⑪ デモの列に はじめて並んだ 遠い日の わたしが重なる SEALDSの少女ら
(三島市)浅野和子
⑫ 「アッベはやめろ」 ラップで叫ぶ 学生ら 希望なるかな 個なる連帯
(東京都)荒井 整
⑬ ありのまま 自分のままで 連帯す 六十年には 見られなかった
(大和高田市)森本忠紀
⑭ 空しきに 耐えて若者 デモ終えし 荒寥広場の 清掃するなり
(羽村市)草間暁男
冷たい雨が降り濡(そぼ)つなか、国会正門前の解放された道路を埋め尽くした群衆のひとりとなった私は、国会議事堂を正面に見据えつつ、若者の発するシュプレヒコールに唱和しました。
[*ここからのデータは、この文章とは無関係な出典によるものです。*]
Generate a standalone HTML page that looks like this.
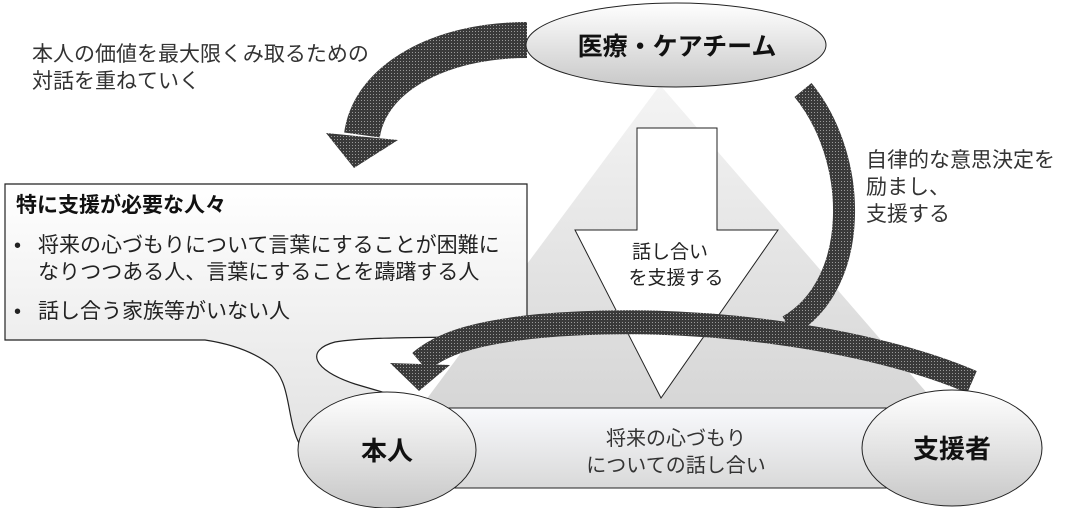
<!DOCTYPE html>
<html><head><meta charset="utf-8"><style>
body{margin:0;background:#fff;}
svg{display:block;font-family:"Liberation Sans","Noto Sans CJK JP",sans-serif;}
</style></head><body>
<svg width="1072" height="508" viewBox="0 0 1072 508" xmlns="http://www.w3.org/2000/svg">
<defs>
<pattern id="dots" width="3" height="3" patternUnits="userSpaceOnUse">
<rect width="3" height="3" fill="#3a3a3a"/><rect x="1" y="1" width="1" height="1" fill="#9a9a9a"/>
</pattern>
<linearGradient id="tri" x1="0" y1="0" x2="0" y2="1">
<stop offset="0" stop-color="#f4f4f4"/><stop offset="1" stop-color="#d6d6d6"/></linearGradient>
<linearGradient id="ell" x1="0" y1="0" x2="0" y2="1">
<stop offset="0" stop-color="#ffffff"/><stop offset="1" stop-color="#c8c8c8"/></linearGradient>
<linearGradient id="box" x1="0" y1="0" x2="0" y2="1">
<stop offset="0" stop-color="#ffffff"/><stop offset="1" stop-color="#e2e2e2"/></linearGradient>
<linearGradient id="bar" x1="0" y1="0" x2="0" y2="1">
<stop offset="0" stop-color="#f8f9fc"/><stop offset="1" stop-color="#d9d9d9"/></linearGradient>
</defs>

<polygon points="660,85 420,408 940,408" fill="url(#tri)"/>
<rect x="400" y="408" width="510" height="80" fill="url(#bar)" stroke="#222" stroke-width="1"/>
<text x="676" y="445" font-size="20" text-anchor="middle" fill="#333">将来の心づもり</text>
<text x="676" y="472" font-size="20" text-anchor="middle" fill="#333">についての話し合い</text>

<polygon points="637,128 717,128 717,230 778,230 661,398 575,230 637,230" fill="#fff" stroke="#222" stroke-width="1"/>
<text x="670" y="258" font-size="19" text-anchor="middle" fill="#222">話し合い</text>
<text x="676" y="284" font-size="19" text-anchor="middle" fill="#222">を支援する</text>

<path d="M5,184 H527 V336 C450,338 370,336 335,342 C305,350 312,370 355,384 C395,396 420,402 440,410 L300,445 C286,420 292,385 272,366 C252,350 225,343 205,340 H5 Z" fill="url(#box)" stroke="#222" stroke-width="1.2"/>
<text x="16" y="212" font-size="21" font-weight="bold" fill="#111">特に支援が必要な人々</text>
<text x="14" y="252" font-size="20" fill="#222">•</text>
<text x="38" y="252" font-size="21" fill="#222">将来の心づもりについて言葉にすることが困難に</text>
<text x="38" y="279" font-size="21" fill="#222">なりつつある人、言葉にすることを躊躇する人</text>
<text x="14" y="318" font-size="20" fill="#222">•</text>
<text x="38" y="318" font-size="21" fill="#222">話し合う家族等がいない人</text>

<path d="M527,40 C440,40 370,78 362,135" fill="none" stroke="url(#dots)" stroke-width="36"/>
<polygon points="326,133 398,140 354,168" fill="url(#dots)"/>
<path d="M803,90 C860,160 860,285 788,326" fill="none" stroke="url(#dots)" stroke-width="22"/>
<path d="M972,382 C870,338 690,312 540,326 C470,333 440,345 420,362" fill="none" stroke="url(#dots)" stroke-width="24"/>
<polygon points="390,363 450,365 419,391" fill="url(#dots)"/>

<ellipse cx="676" cy="45" rx="150" ry="42" fill="url(#ell)" stroke="#222" stroke-width="1"/>
<text x="677" y="55" font-size="25" font-weight="bold" text-anchor="middle" fill="#111">医療・ケアチーム</text>
<ellipse cx="387" cy="450" rx="89" ry="58" fill="url(#ell)" stroke="#222" stroke-width="1"/>
<text x="387" y="460" font-size="26" font-weight="bold" text-anchor="middle" fill="#111">本人</text>
<ellipse cx="952" cy="448" rx="90" ry="58" fill="url(#ell)" stroke="#222" stroke-width="1"/>
<text x="952" y="458" font-size="26" font-weight="bold" text-anchor="middle" fill="#111">支援者</text>

<text x="32" y="61" font-size="21" fill="#333">本人の価値を最大限くみ取るための</text>
<text x="32" y="88" font-size="21" fill="#333">対話を重ねていく</text>
<text x="866" y="167" font-size="21" fill="#333">自律的な意思決定を</text>
<text x="866" y="194" font-size="21" fill="#333">励まし、</text>
<text x="866" y="221" font-size="21" fill="#333">支援する</text>
</svg>
</body></html>
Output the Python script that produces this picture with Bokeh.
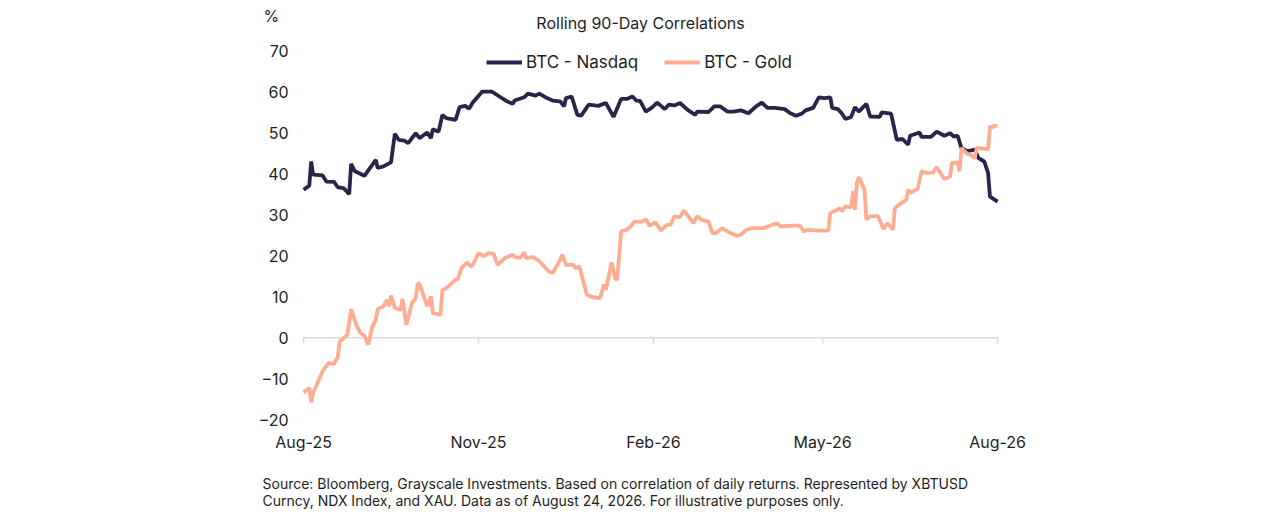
import pandas as pd
from bokeh.plotting import figure
from bokeh.models import (Range1d, FixedTicker, DatetimeTickFormatter, Label, Legend,
                          LegendItem, ColumnDataSource)
from bokeh.embed import file_html
from bokeh.resources import INLINE

# days after 2025-08-24 and rolling 90-day correlation (%)
start = pd.Timestamp("2025-08-24")

nasdaq_day = [0, 3, 4, 5, 10, 12, 16, 18, 21, 24, 25, 27, 32, 38, 39, 42, 46, 48, 50, 53,
              55, 59, 61, 65, 67, 68, 71, 73, 75, 80, 82, 85, 87, 89, 94, 99, 103, 107, 110,
              111, 116, 118, 122, 124, 128, 131, 135, 137, 138, 141, 144, 146, 150, 155, 159,
              163, 167, 170, 173, 175, 177, 180, 183, 186, 190, 192, 195, 198, 202, 206, 207,
              213, 216, 219, 223, 226, 230, 234, 238, 241, 244, 248, 253, 256, 259, 262, 264,
              268, 271, 274, 277, 278, 281, 283, 285, 288, 290, 292, 296, 298, 303, 304, 309,
              312, 315, 318, 319, 324, 325, 330, 333, 337, 340, 342, 344, 346, 349, 353, 355,
              358, 360, 361, 365]
nasdaq_corr = [36.2, 37.2, 43.1, 39.9, 39.7, 38.2, 38.1, 36.8, 36.6, 35.1, 42.5, 40.7, 39.6,
               43.5, 41.5, 41.9, 42.9, 49.9, 48.4, 48.2, 47.6, 50.0, 48.8, 50.2, 48.8, 51.0,
               50.4, 54.5, 53.7, 53.3, 56.4, 56.7, 56.0, 57.5, 60.2, 60.2, 59.0, 57.8, 57.2,
               58.0, 58.8, 59.7, 59.2, 59.7, 58.6, 58.0, 57.8, 56.6, 58.6, 59.0, 54.5, 54.3,
               57.0, 56.7, 57.4, 54.0, 58.4, 58.4, 59.0, 58.0, 57.9, 55.3, 56.2, 57.5, 55.9,
               57.0, 56.8, 57.4, 55.7, 54.5, 55.3, 55.2, 56.6, 56.6, 55.3, 55.3, 55.6, 54.9,
               56.6, 57.5, 56.2, 56.2, 55.9, 54.9, 54.3, 54.8, 55.6, 56.2, 58.8, 58.6, 58.8,
               56.2, 55.9, 54.9, 53.5, 54.0, 56.4, 55.3, 57.2, 54.1, 54.0, 55.1, 54.8, 48.4,
               48.6, 47.2, 49.4, 50.2, 49.1, 49.1, 50.4, 49.4, 50.0, 49.2, 49.4, 46.4, 45.6,
               46.0, 43.9, 43.1, 40.3, 34.5, 33.3]

gold_day = [0, 3, 4, 5, 10, 13, 16, 18, 19, 21, 23, 25, 28, 30, 32, 34, 36, 38, 39, 42, 44,
            45, 46, 48, 51, 52, 54, 57, 59, 60, 61, 65, 67, 68, 72, 73, 75, 80, 81, 83, 86,
            88, 89, 92, 95, 97, 100, 102, 106, 110, 111, 114, 116, 117, 121, 124, 129, 131,
            135, 136, 138, 142, 143, 145, 149, 152, 156, 158, 159, 162, 164, 165, 167, 170,
            172, 174, 178, 180, 182, 185, 188, 191, 193, 195, 198, 200, 205, 207, 209, 213,
            215, 217, 220, 223, 228, 230, 233, 236, 242, 244, 249, 251, 257, 261, 263, 265,
            271, 276, 277, 280, 282, 283, 285, 288, 289, 290, 291, 292, 295, 296, 298, 302,
            305, 307, 310, 311, 314, 317, 318, 319, 323, 325, 328, 331, 333, 337, 340, 341,
            344, 345, 346, 349, 351, 353, 354, 360, 361, 362, 363, 365]
gold_corr = [-13.4, -12.3, -15.8, -13.5, -8.2, -6.2, -6.4, -4.7, -0.9, -0.1, 0.7, 7.0, 2.8,
             1.1, 0.5, -1.7, 2.4, 4.4, 7.0, 7.7, 9.3, 7.7, 10.3, 7.3, 6.8, 9.5, 3.2, 8.5, 9.7,
             13.2, 13.2, 7.7, 10.1, 6.0, 5.6, 11.7, 12.1, 14.2, 14.2, 17.0, 18.4, 17.4, 17.8,
             20.7, 19.9, 20.7, 20.5, 17.8, 19.5, 20.3, 19.7, 19.5, 20.9, 19.5, 19.7, 18.7,
             16.2, 15.8, 19.1, 20.3, 17.8, 17.8, 17.0, 17.4, 10.5, 9.9, 9.7, 13.0, 11.7, 18.4,
             14.3, 14.3, 26.0, 26.4, 27.2, 28.4, 28.4, 29.0, 27.4, 28.2, 26.2, 27.6, 27.6,
             29.7, 29.5, 31.1, 28.0, 29.7, 28.9, 28.4, 25.6, 25.6, 26.8, 26.0, 24.9, 25.2,
             26.4, 26.8, 26.8, 27.2, 28.0, 27.2, 27.4, 27.4, 26.0, 26.4, 26.2, 26.2, 30.5,
             31.1, 31.7, 30.9, 32.1, 31.9, 35.8, 31.3, 37.8, 39.3, 36.2, 28.9, 29.7, 29.8,
             26.6, 28.0, 26.4, 31.7, 32.8, 33.7, 36.2, 35.4, 36.4, 40.7, 40.3, 40.4, 41.7,
             38.8, 39.4, 42.7, 42.9, 40.7, 46.4, 45.0, 44.7, 43.9, 46.4, 46.1, 51.7, 51.3,
             51.8, 51.8]

x_ticks = ["2025-08-24", "2025-11-24", "2026-02-24", "2026-05-24", "2026-08-24"]
y_ticks = [-20, -10, 0, 10, 20, 30, 40, 50, 60, 70]

NAVY = "#2b2349"
SALMON = "#ffad92"
GREY = "#d9d9d9"
TEXT = "#1e1e1e"
FONT = "Inter"

nasdaq_src = ColumnDataSource(dict(date=start + pd.to_timedelta(nasdaq_day, unit="D"),
                                   corr=nasdaq_corr))
gold_src = ColumnDataSource(dict(date=start + pd.to_timedelta(gold_day, unit="D"),
                                 corr=gold_corr))
tick_dates = pd.to_datetime(x_ticks)
tick_ms = [d.value // 10**6 for d in tick_dates]
DAY_MS = 86_400_000

# the frame fills the whole canvas so every text can live inside it;
# ranges are padded so the data area lands at x 303..997, y 51..419
x_range = Range1d(tick_ms[0] - 159.4 * DAY_MS, tick_ms[-1] + 148.8 * DAY_MS)
y_range = Range1d(-42.74, 82.47)

p = figure(width=1280, height=512, x_axis_type="datetime", x_range=x_range, y_range=y_range,
           output_backend="svg", toolbar_location=None, min_border=0)
p.title = None
p.grid.visible = False
p.outline_line_color = None

ya = p.yaxis[0]
ya.fixed_location = tick_ms[0]
ya.ticker = FixedTicker(ticks=y_ticks)
ya.axis_line_color = None
ya.major_tick_line_color = None
ya.major_tick_out = 0
ya.minor_tick_line_color = None
ya.major_label_standoff = 15
ya.major_label_text_font = FONT
ya.major_label_text_font_size = "16px"
ya.major_label_text_color = TEXT

xa = p.xaxis[0]
xa.fixed_location = y_ticks[0]
xa.ticker = FixedTicker(ticks=tick_ms)
xa.formatter = DatetimeTickFormatter(days="%b-%y", months="%b-%y", years="%b-%y")
xa.axis_line_color = None
xa.major_tick_line_color = None
xa.major_tick_out = 0
xa.minor_tick_line_color = None
xa.major_label_standoff = 12
xa.major_label_text_font = FONT
xa.major_label_text_font_size = "16px"
xa.major_label_text_color = TEXT

# zero line with short ticks below it
p.segment(x0=[tick_dates[0]], y0=[0], x1=[tick_dates[-1]], y1=[0],
          line_color=GREY, line_width=1.5)
p.segment(x0=tick_dates, y0=0, x1=tick_dates, y1=-1.4, line_color=GREY, line_width=1.5)

r1 = p.line("date", "corr", source=nasdaq_src, line_color=NAVY, line_width=3.8)
r2 = p.line("date", "corr", source=gold_src, line_color=SALMON, line_width=3.8)

legend = Legend(items=[LegendItem(label="BTC - Nasdaq", renderers=[r1]),
                       LegendItem(label="BTC - Gold", renderers=[r2])],
                orientation="horizontal", location=(486, 440),
                glyph_width=36, glyph_height=20, label_standoff=4, spacing=26,
                padding=0, margin=0, border_line_color=None, background_fill_alpha=0,
                label_text_font=FONT, label_text_font_size="17px", label_text_color=TEXT)
p.add_layout(legend)


def screen_text(x, y, text, align="left", size="16px"):
    p.add_layout(Label(x=x, y=y, x_units="screen", y_units="screen", text=text,
                       text_align=align, text_baseline="middle", text_font=FONT,
                       text_font_size=size, text_color=TEXT))


screen_text(640, 490, "Rolling 90-Day Correlations", align="center")
screen_text(263, 497, "%")
screen_text(262, 29, "Source: Bloomberg, Grayscale Investments. Based on correlation of "
                     "daily returns. Represented by XBTUSD", size="14px")
screen_text(262, 12, "Curncy, NDX Index, and XAU. Data as of August 24, 2026. "
                     "For illustrative purposes only.", size="14px")

open("out.html", "w").write(file_html(p, INLINE))
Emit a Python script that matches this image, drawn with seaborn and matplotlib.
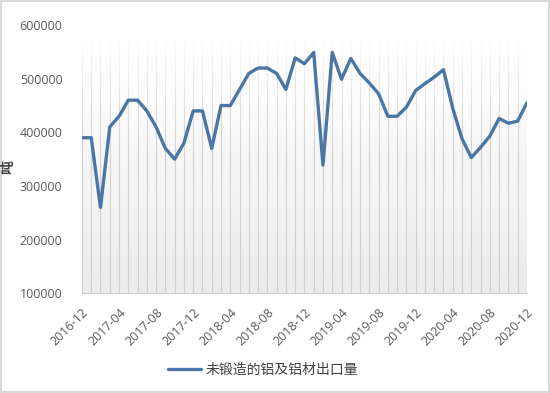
import numpy as np
import pandas as pd
import matplotlib
matplotlib.use('Agg')
import matplotlib.pyplot as plt
from matplotlib.colors import LinearSegmentedColormap
import seaborn as sns

# monthly export volume, 2016-12 .. 2020-12 (tons)
months = pd.date_range('2016-12-01', '2020-12-01', freq='MS').strftime('%Y-%m').tolist()
volume = [390000, 390000, 260000, 410000, 430000, 460000, 460000, 440000, 410000,
          370000, 350000, 380000, 440000, 440000, 370000, 450000, 450000, 480000,
          510000, 520000, 520000, 510000, 480000, 539000, 528000, 549000, 339000,
          549000, 499000, 538000, 510000, 492000, 472000, 430000, 430000, 447000,
          478000, 491000, 503000, 517000, 445000, 388000, 353000, 372000, 393000,
          426000, 417000, 421000, 455000]
series_name = '未锻造的铝及铝材出口量'
y_ticks = [100000, 200000, 300000, 400000, 500000, 600000]

df = pd.DataFrame({'idx': range(len(months)), 'month': months, 'volume': volume})

sns.set_style('white')
plt.rcParams['font.family'] = ['Noto Sans CJK SC', 'DejaVu Sans']

fig = plt.figure(figsize=(5.5, 3.93), dpi=100)
fig.patch.set_edgecolor('#d9d9d9')
fig.patch.set_linewidth(1.5)
ax = fig.add_axes([0.149, 0.254, 0.809, 0.682])

# grey background getting lighter towards the top
grad = LinearSegmentedColormap.from_list('g', ['#ebebeb', '#ffffff'])
ax.imshow(np.linspace(0, 1, 256).reshape(-1, 1), cmap=grad, origin='lower',
          extent=(0, 1, 0, 0.9), transform=ax.transAxes, aspect='auto', zorder=0)

ax.grid(axis='x', which='both', color='#d0d0d0', lw=0.8, zorder=1)
ax.grid(axis='y', visible=False)

# white veil so the grid fades out near the top
veil = np.ones((256, 1, 4))
veil[:, 0, 3] = np.clip((np.linspace(0, 1, 256) - 0.45) / 0.5, 0, 1) ** 1.5
ax.imshow(veil, origin='lower', extent=(0, 1, 0, 1), transform=ax.transAxes,
          aspect='auto', zorder=2)

sns.lineplot(data=df, x='idx', y='volume', ax=ax, color='#4a76a6', lw=2.4,
             label=series_name, zorder=3)

ax.set_xlim(0, len(months) - 1)
ax.set_ylim(100000, 600000)
ax.set_yticks(y_ticks)
ax.set_yticklabels([str(v) for v in y_ticks], family='Open Sans')
ax.set_xticks(df['idx'][::4])
ax.set_xticklabels(df['month'][::4], rotation=45, ha='right', rotation_mode='anchor',
                   family='Open Sans')
ax.set_xticks(df['idx'], minor=True)
ax.tick_params(axis='y', length=0, pad=14, labelsize=9, labelcolor='#595959')
ax.tick_params(axis='x', which='both', length=3, color='#d0d0d0', pad=6,
               labelsize=9, labelcolor='#595959')

for s in ['left', 'top', 'right']:
    ax.spines[s].set_visible(False)
ax.spines['bottom'].set_color('#d0d0d0')
ax.spines['bottom'].set_zorder(4)

ax.set_xlabel('')
ax.set_ylabel('吨', fontsize=10, color='#404040', fontweight='bold')
ax.yaxis.set_label_coords(-0.15, 0.47)

ax.legend(loc='center', bbox_to_anchor=(263 / 550, 1 - 370 / 393),
          bbox_transform=fig.transFigure, frameon=False, fontsize=10,
          handlelength=2.4, handletextpad=0.3, labelcolor='#404040')

fig.savefig('out.png', dpi=100, edgecolor=fig.get_edgecolor())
すると胸の奥の方から、何か熱いものが思わず、こみ上げてきました。私の心身はあきらかに、興奮し感動していました。久々に体験した、若い人たちが先導し年老いた者たちが従っていく、反戦と民主主義を求める大きな大きな民衆運動でした。朝日歌壇へ投稿した歌人たちも、戦争法案に反対する若者たちの姿に共感し、そこに希望を見出しています。戦後70年、日本社会は「すべて国民は、個人として尊重される」と規定した日本国憲法(13条)をわがものとし、他に強いられない個が自由に連帯する人びとを生み出しました。未来への希望は、ここにあります。
最後に、歌壇と同ページに併設されている「朝日俳壇」から一句。
NO WAR 人文字の一人 秋の空 (山口市)浜村匡子
選者の金子兜太さんは、「その人文字の美しさよ」と短く評しました。